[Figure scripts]
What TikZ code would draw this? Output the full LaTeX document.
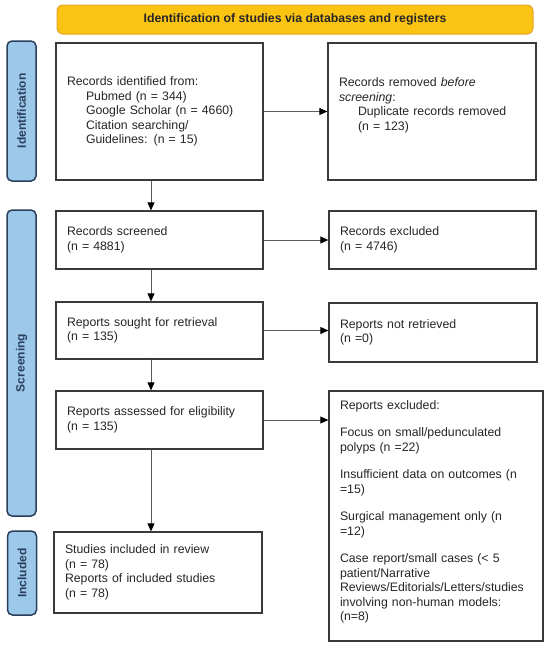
\documentclass[tikz,border=0pt]{standalone}
\usepackage{fontspec}
\setmainfont{Liberation Sans}
\usetikzlibrary{arrows.meta}
\definecolor{pfyellow}{HTML}{FBC312}
\definecolor{pfyedge}{HTML}{E8A32A}
\definecolor{pfblue}{HTML}{9CC8EA}
\definecolor{pfnavy}{HTML}{2B3F5C}
\definecolor{pfline}{HTML}{3A3A3A}
\definecolor{pfarrow}{HTML}{5C5C5C}
\definecolor{pftext}{HTML}{262626}
\tikzset{
  stage/.style={rectangle,draw=pfline,fill=white,line width=1.3pt,align=left,inner xsep=11pt,inner ysep=0pt,text=pftext,font=\fontsize{12.3}{14.5}\selectfont},
  phase/.style={rectangle,rounded corners=5pt,draw=pfnavy,fill=pfblue,line width=1.5pt,rotate=90,minimum height=29pt,inner sep=0pt,text=pfnavy,font=\fontsize{12}{14}\selectfont\bfseries},
  banner/.style={rectangle,rounded corners=6pt,draw=pfyedge,fill=pfyellow,line width=1pt,minimum width=476pt,minimum height=29pt,inner sep=0pt,text=pftext,font=\fontsize{12.3}{14}\selectfont\bfseries},
  flow/.style={-{Triangle[length=8pt,width=7pt,color=black]},draw=pfarrow,line width=.8pt},
}
\begin{document}
\begin{tikzpicture}[x=1pt,y=-1pt]
  \useasboundingbox (0,0) rectangle (550,648);
  \node[banner] (head) at (295,19.5) {Identification of studies via databases and registers};
  \node[phase,minimum width=140pt] (pident) at (21.5,111) {Identification};
  \node[phase,minimum width=306pt] (pscreen) at (21.5,363) {Screening};
  \node[phase,minimum width=84pt] (pincl) at (22,573) {Included};
  \node[stage,text width=185pt,minimum height=137pt] (ident) at (159.5,111.5) {Records identified from:\\\hspace*{19pt}Pubmed (n = 344)\\\hspace*{19pt}Google Scholar (n = 4660)\\\hspace*{19pt}Citation searching/\\\hspace*{19pt}Guidelines: (n = 15)};
  \node[stage,text width=186pt,minimum height=137pt] (dup) at (432,111.5) {Records removed \textit{before}\\\textit{screening}:\\\hspace*{19pt}Duplicate records removed\\\hspace*{19pt}(n = 123)\\\mbox{}};
  \node[stage,text width=185pt,minimum height=58pt] (screened) at (159.5,240) {Records screened\\(n = 4881)};
  \node[stage,text width=185pt,minimum height=58pt] (excl) at (432.5,240) {Records excluded\\(n = 4746)};
  \node[stage,text width=185pt,minimum height=57pt] (sought) at (159.5,330.5) {Reports sought for retrieval\\(n = 135)};
  \node[stage,text width=186pt,minimum height=59pt] (notret) at (433,332.5) {Reports not retrieved\\(n =0)};
  \node[stage,text width=185pt,minimum height=58pt] (assessed) at (159.5,420) {Reports assessed for eligibility\\(n = 135)};
  \node[stage,text width=192pt,minimum height=250pt] (rexcl) at (436,516) {Reports excluded:\\[13pt]Focus on small/pedunculated\\polyps (n =22)\\[13pt]Insufficient data on outcomes (n\\=15)\\[13pt]Surgical management only (n\\=12)\\[13pt]Case report/small cases (< 5\\patient/Narrative\\Reviews/Editorials/Letters/studies\\involving non-human models:\\(n=8)\\[-4pt]\mbox{}};
  \node[stage,text width=186pt,minimum height=81pt] (studies) at (158,572.5) {Studies included in review\\(n = 78)\\Reports of included studies\\(n = 78)};
  \coordinate (spine) at (151,0);
  \draw[flow] (ident.east) -- (ident.east -| dup.west);
  \draw[flow] (screened.east) -- (screened.east -| excl.west);
  \draw[flow] (sought.east) -- (sought.east -| notret.west);
  \draw[flow] (assessed.east) -- (assessed.east -| rexcl.west);
  \draw[flow] (ident.south -| spine) -- (screened.north -| spine);
  \draw[flow] (screened.south -| spine) -- (sought.north -| spine);
  \draw[flow] (sought.south -| spine) -- (assessed.north -| spine);
  \draw[flow] (assessed.south -| spine) -- (studies.north -| spine);
\end{tikzpicture}
\end{document}
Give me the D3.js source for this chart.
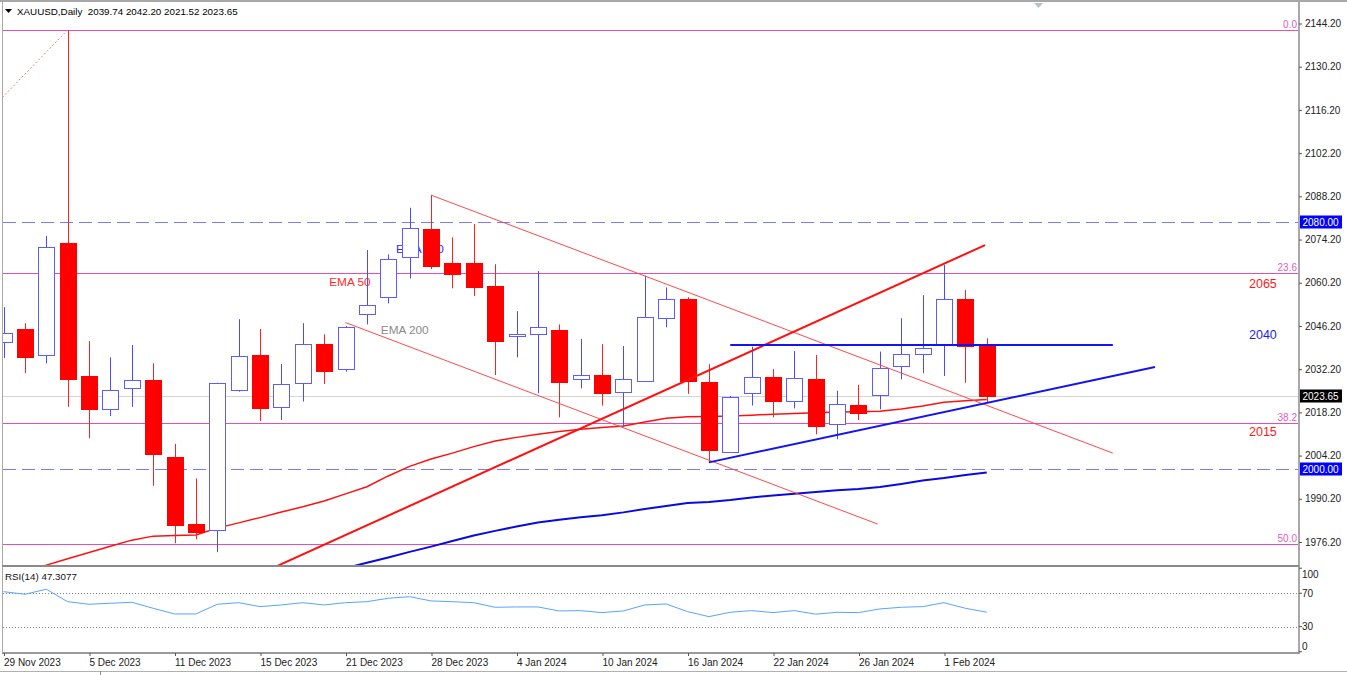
<!DOCTYPE html>
<html><head><meta charset="utf-8">
<script src="https://cdn.jsdelivr.net/npm/d3@7"></script>
<style>
html,body{margin:0;padding:0;background:#fff;}
svg{display:block;font-family:"Liberation Sans",Arial,sans-serif;}
</style></head><body>
<svg id="c" width="1347" height="675"></svg>
<script>
// ---------------- data ----------------
const dates = ["29 Nov 2023","30 Nov 2023","1 Dec 2023","4 Dec 2023","5 Dec 2023","6 Dec 2023","7 Dec 2023","8 Dec 2023",
 "11 Dec 2023","12 Dec 2023","13 Dec 2023","14 Dec 2023","15 Dec 2023","18 Dec 2023","19 Dec 2023","20 Dec 2023",
 "21 Dec 2023","22 Dec 2023","26 Dec 2023","27 Dec 2023","28 Dec 2023","29 Dec 2023","2 Jan 2024","3 Jan 2024",
 "4 Jan 2024","5 Jan 2024","8 Jan 2024","9 Jan 2024","10 Jan 2024","11 Jan 2024","12 Jan 2024","15 Jan 2024",
 "16 Jan 2024","17 Jan 2024","18 Jan 2024","19 Jan 2024","22 Jan 2024","23 Jan 2024","24 Jan 2024","25 Jan 2024",
 "26 Jan 2024","29 Jan 2024","30 Jan 2024","31 Jan 2024","1 Feb 2024","2 Feb 2024","5 Feb 2024"];
const open  = [2041.1,2045.2,2036.8,2073.0,2030.0,2019.2,2026.0,2028.6,2003.8,1982.0,1980.1,2025.4,2036.8,2019.7,2027.6,2040.3,
 2032.3,2050.0,2055.4,2068.5,2077.5,2066.5,2066.7,2059.2,2043.0,2043.8,2044.9,2028.9,2030.3,2024.7,2028.5,2048.5,
 2054.8,2028.1,2005.5,2024.4,2029.6,2021.7,2028.9,2014.4,2020.6,2023.8,2033.0,2037.3,2040.0,2054.8,2039.74];
const high  = [2052.3,2047.1,2075.4,2142.1,2041.3,2036.0,2040.0,2034.1,2008.0,1996.8,2027.8,2048.4,2045.2,2033.9,2047.1,2043.5,
 2046.2,2070.8,2069.4,2084.5,2088.6,2074.9,2079.2,2066.2,2051.0,2064.0,2046.7,2042.0,2040.3,2039.7,2062.5,2058.7,
 2055.5,2033.8,2023.5,2039.5,2032.2,2038.1,2036.8,2025.2,2027.1,2037.9,2048.7,2056.2,2066.0,2057.9,2042.20];
const low   = [2035.8,2030.9,2034.1,2020.0,2009.8,2017.0,2020.0,1994.4,1975.8,1977.1,1972.9,2024.9,2015.4,2015.7,2021.7,2027.4,
 2031.4,2046.7,2053.5,2061.6,2064.6,2058.4,2055.9,2030.3,2036.0,2024.4,2016.6,2026.0,2020.4,2013.4,2028.3,2045.8,
 2024.2,2002.2,2005.2,2020.4,2016.6,2019.5,2011.1,2009.5,2015.7,2019.2,2028.9,2030.9,2030.0,2027.8,2021.52];
const close = [2044.0,2036.2,2071.9,2029.0,2019.2,2025.4,2028.6,2004.6,1981.7,1979.3,2027.6,2036.5,2019.7,2027.3,2040.3,2031.4,
 2046.0,2053.0,2067.8,2077.8,2065.4,2062.9,2058.9,2041.3,2043.6,2046.0,2027.9,2030.3,2024.6,2028.9,2049.2,2054.8,
 2028.1,2006.2,2023.3,2029.6,2021.7,2029.2,2013.6,2020.8,2018.1,2032.7,2037.0,2039.2,2054.8,2039.7,2023.65];
const ema50 = [1964.9,1966.8,1968.7,1970.8,1972.8,1974.8,1976.8,1978.1,1978.3,1978.5,1980.7,1982.4,1984.1,1985.9,1987.6,1989.5,
 1991.8,1994.1,1997.6,2000.7,2003.1,2005.0,2007.1,2008.9,2010.1,2011.1,2012.0,2012.7,2013.3,2013.8,2015.1,2016.3,
 2016.8,2016.9,2017.0,2017.3,2017.6,2017.8,2018.1,2018.3,2018.4,2018.6,2019.3,2020.3,2021.5,2022.0,2022.4];
const ema100 = [null,null,null,null,null,null,null,null,null,null,null,null,null,null,null,
 1966.0,1967.7,1969.5,1971.2,1973.0,1974.7,1976.5,1978.3,1979.8,1981.2,1982.5,1983.4,1984.2,1984.9,1985.8,1986.9,1987.9,
 1988.8,1989.2,1989.8,1990.6,1991.3,1991.8,1992.4,1993.0,1993.4,1994.0,1995.0,1996.1,1996.9,1997.9,1998.7];
const rsi = [71.9,68.8,74.8,59.9,56.8,58.0,59.2,52.0,45.2,45.2,56.8,58.7,54.0,56.0,58.7,56.0,58.7,59.9,64.0,65.9,
 60.8,59.9,58.7,53.2,53.6,53.6,48.8,49.2,46.8,48.8,56.0,57.2,48.0,42.0,47.2,49.2,46.8,49.2,44.9,47.2,
 46.8,51.2,53.2,54.0,58.7,52.0,47.3];
const priceTicks = [2144.2,2130.2,2116.2,2102.2,2088.2,2074.2,2060.2,2046.2,2032.2,2018.2,2004.2,1990.2,1976.2];
const dateTickIdx = [0,4,8,12,16,20,24,28,32,36,40,44];
const rsiTicks = [100,70,30,0];
const rsiLevels = [70,30];
const fibLevels = [0,23.6,38.2,50];
const fibLabels = ["0.0","23.6","38.2","50.0"];
const fibHigh = 2142.1, fibLow = 1809.0;
const fibAnchor = [[-43.5,1809.0],[3,2142.1]];
const roundLevels = [2080,2000];
const lastPrice = 2023.65;
const header = "XAUUSD,Daily  2039.74 2042.20 2021.52 2023.65";
const rsiTitle = "RSI(14) 47.3077";
// trend lines: [i0, p0, i1, p1]
const thinRed = [[20,2088.6,51.9,2005.0],[16,2047.3,40.9,1982.0]];
const thickRed = [[12.7,1968.1,45.92,2072.4]];
const blueLines = [[34,2040.0,51.9,2040.0],[33,2002.0,53.87,2032.9]];
// text annotations: [text, i, price, color]
const notes = [["EMA 100",18.36,2069.8,"#2b2bff"],["EMA 50",15.24,2059.2,"#ff2a2a"],["EMA 200",17.65,2043.6,"#8a8a8a"]];
const levelNotes = [["2065",58.27,2058.5,"#ff1a1a"],["2040",58.27,2042.0,"#1a1aff"],["2015",58.27,2010.5,"#ff1a1a"]];

// ---------------- scales ----------------
const svg = d3.select("#c");
const L = 3, R = 1299, T = 3, MB = 565, RT = 567, RB = 653;
const x = d3.scaleLinear().domain([0,46]).range([3.5,986.75]);
const y = d3.scaleLinear().domain([1976.2,2144.2]).range([542,23.5]);
const yr = d3.scaleLinear().domain([0,100]).range([651.7,568.2]);
const idx = d3.range(open.length);

const defs = svg.append("defs");
defs.append("clipPath").attr("id","cm").append("rect").attr("x",L).attr("y",T).attr("width",R-L).attr("height",MB-T);
defs.append("clipPath").attr("id","cr").append("rect").attr("x",L).attr("y",RT).attr("width",R-L).attr("height",RB-RT);

const main = svg.append("g").attr("clip-path","url(#cm)");
const rp = svg.append("g").attr("clip-path","url(#cr)");

// fib levels
const fibY = l => y(fibHigh - l/100*(fibHigh-fibLow));
main.selectAll(".fib").data(fibLevels).join("line")
  .attr("x1",L).attr("x2",R).attr("y1",d=>Math.round(fibY(d))+0.5).attr("y2",d=>Math.round(fibY(d))+0.5)
  .attr("stroke","#e050b8").attr("stroke-width",1);
main.selectAll(".fibt").data(fibLevels).join("text")
  .attr("x",1297).attr("y",d=>fibY(d)-2).attr("text-anchor","end")
  .attr("font-size",10).attr("fill","#e060c0").text((d,i)=>fibLabels[i]);
main.append("line")
  .attr("x1",x(fibAnchor[0][0])).attr("y1",y(fibAnchor[0][1]))
  .attr("x2",x(fibAnchor[1][0])).attr("y2",y(fibAnchor[1][1]))
  .attr("stroke","#f08080").attr("stroke-width",1).attr("stroke-dasharray","2,2");

// round-number dashed levels
main.selectAll(".rl").data(roundLevels).join("line")
  .attr("x1",L).attr("x2",R).attr("y1",d=>Math.round(y(d))+0.5).attr("y2",d=>Math.round(y(d))+0.5)
  .attr("stroke","#7c7cf6").attr("stroke-width",1).attr("stroke-dasharray","13,6");

// last price line
main.append("line").attr("x1",L).attr("x2",R)
  .attr("y1",Math.round(y(lastPrice))+0.5).attr("y2",Math.round(y(lastPrice))+0.5)
  .attr("stroke","#d4d4d4").attr("stroke-width",1);

// EMA labels (drawn under candles)
main.selectAll(".note").data(notes).join("text")
  .attr("x",d=>x(d[1])).attr("y",d=>y(d[2])).attr("font-size",11.8).attr("fill",d=>d[3]).text(d=>d[0]);

// EMA lines
const lineGen = d3.line().defined(d=>d[1]!=null).x(d=>x(d[0])).y(d=>y(d[1]));
main.append("path").attr("d",lineGen(idx.map(i=>[i,ema50[i]])))
  .attr("fill","none").attr("stroke","#ff1010").attr("stroke-width",1.5);
main.append("path").attr("d",lineGen(idx.map(i=>[i,ema100[i]])))
  .attr("fill","none").attr("stroke","#0a0ae0").attr("stroke-width",2);

// candles
const cx = i => Math.round(x(i)) + 0.5;
const bull = i => close[i] >= open[i];
const cg = main.append("g");
cg.selectAll(".wick").data(idx).join("line")
  .attr("x1",cx).attr("x2",cx).attr("y1",i=>y(high[i])).attr("y2",i=>y(low[i]))
  .attr("stroke",i=>bull(i)?"#4a4aff":"#ff2020").attr("stroke-width",1);
cg.selectAll(".body").data(idx).join("rect")
  .attr("x",i=>cx(i)-8).attr("width",16)
  .attr("y",i=>Math.round(y(Math.max(open[i],close[i])))+0.5)
  .attr("height",i=>Math.max(1,Math.round(Math.abs(y(open[i])-y(close[i])))))
  .attr("fill",i=>bull(i)?"#ffffff":"#ff0000")
  .attr("stroke",i=>bull(i)?"#5c5cff":"#ff0000").attr("stroke-width",1);

// trend lines
const seg = (g,data,color,w)=> g.selectAll(null).data(data).join("line")
  .attr("x1",d=>x(d[0])).attr("y1",d=>y(d[1])).attr("x2",d=>x(d[2])).attr("y2",d=>y(d[3]))
  .attr("stroke",color).attr("stroke-width",w);
seg(main,thinRed,"#ff4a4a",1);
seg(main,thickRed,"#ff1010",2);
seg(main,blueLines,"#1414f0",2);

// level notes
main.selectAll(".ln").data(levelNotes).join("text")
  .attr("x",d=>x(d[1])).attr("y",d=>y(d[2])).attr("font-size",12.5).attr("fill",d=>d[3]).text(d=>d[0]);

// ---------------- RSI panel ----------------
rp.selectAll(".rlv").data(rsiLevels).join("line")
  .attr("x1",L).attr("x2",R).attr("y1",d=>Math.round(yr(d))+0.5).attr("y2",d=>Math.round(yr(d))+0.5)
  .attr("stroke","#808080").attr("stroke-width",1).attr("stroke-dasharray","1,2");
rp.append("path").attr("d",d3.line().x(d=>x(d[0])).y(d=>yr(d[1]))(idx.map(i=>[i,rsi[i]])))
  .attr("fill","none").attr("stroke","#58a4ff").attr("stroke-width",1);
svg.append("text").attr("x",5).attr("y",580).attr("font-size",9.8).attr("fill","#111").text(rsiTitle);

// ---------------- frames ----------------
const frame = svg.append("g").attr("stroke","#a8a8a8");
frame.append("line").attr("x1",0).attr("x2",1347).attr("y1",1).attr("y2",1).attr("stroke-width",2);
frame.append("line").attr("x1",2.5).attr("x2",2.5).attr("y1",2).attr("y2",RB);
frame.append("line").attr("x1",R).attr("x2",R).attr("y1",2).attr("y2",RB+1).attr("stroke-width",2);
frame.append("line").attr("x1",2).attr("x2",R).attr("y1",566).attr("y2",566).attr("stroke-width",2).attr("stroke","#8a8a8a");
frame.append("line").attr("x1",2).attr("x2",R).attr("y1",RB).attr("y2",RB).attr("stroke-width",2).attr("stroke","#9a9a9a");
frame.append("line").attr("x1",0).attr("x2",1347).attr("y1",671.5).attr("y2",671.5).attr("stroke","#b0b0b0");
frame.append("line").attr("x1",100.5).attr("x2",100.5).attr("y1",671).attr("y2",675).attr("stroke","#909090");

// top chart-shift marker
svg.append("path").attr("d","M1034,3 L1043,3 L1038.5,8 Z").attr("fill","#b8c0c8");

// header
svg.append("path").attr("d","M5,9 L12,9 L8.5,13 Z").attr("fill","#000");
svg.append("text").attr("x",17).attr("y",15).attr("font-size",9.8).attr("fill","#000")
  .attr("xml:space","preserve").style("white-space","pre").text(header);

// ---------------- price axis ----------------
const pa = svg.append("g").attr("transform",`translate(${R},0)`)
  .call(d3.axisRight(y).tickValues(priceTicks).tickFormat(d3.format(".2f")).tickSize(3).tickPadding(3));
pa.select(".domain").remove();
pa.selectAll("line").attr("stroke","#555");
pa.selectAll("text").attr("font-size",10).attr("fill","#222").attr("font-family","Liberation Sans, Arial");

// badges
const badges = [[2080,"#0000ff"],[2000,"#0000ff"],[lastPrice,"#000000"]];
const bg = svg.append("g");
bg.selectAll("rect").data(badges).join("rect")
  .attr("x",R+1).attr("y",d=>Math.round(y(d[0]))-6.5).attr("width",42).attr("height",13).attr("fill",d=>d[1]);
bg.selectAll("text").data(badges).join("text")
  .attr("x",R+3.5).attr("y",d=>Math.round(y(d[0]))+3.5).attr("font-size",10).attr("fill","#fff")
  .text(d=>d3.format(".2f")(d[0]));

// RSI axis
const ra = svg.append("g").attr("transform",`translate(${R},0)`);
ra.selectAll("line").data(rsiTicks).join("line")
  .attr("x1",0).attr("x2",3).attr("y1",d=>yr(d)).attr("y2",d=>yr(d)).attr("stroke","#555");
ra.selectAll("text").data(rsiTicks).join("text")
  .attr("x",3).attr("y",d=>Math.max(RT+7,Math.min(RB-7,yr(d)))+3.5)
  .attr("font-size",10).attr("fill","#222").text(d=>d);

// ---------------- date axis ----------------
const da = svg.append("g").attr("transform",`translate(0,${RB})`)
  .call(d3.axisBottom(x).tickValues(dateTickIdx).tickFormat(i=>dates[i]).tickSize(3));
da.select(".domain").remove();
da.selectAll("line").attr("stroke","#555").attr("transform","translate(0.5,0)");
da.selectAll("text").attr("text-anchor","start").attr("dx",0).attr("dy",0).attr("y",12.5)
  .attr("font-size",10).attr("fill","#222").attr("font-family","Liberation Sans, Arial");
</script>
</body></html>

● GOAL
In the entries above, find each line with the string "chart" and copy it.

● OUTPUT FOR THIS EXERCISE
Give me the D3.js source for this chart.
// top chart-shift marker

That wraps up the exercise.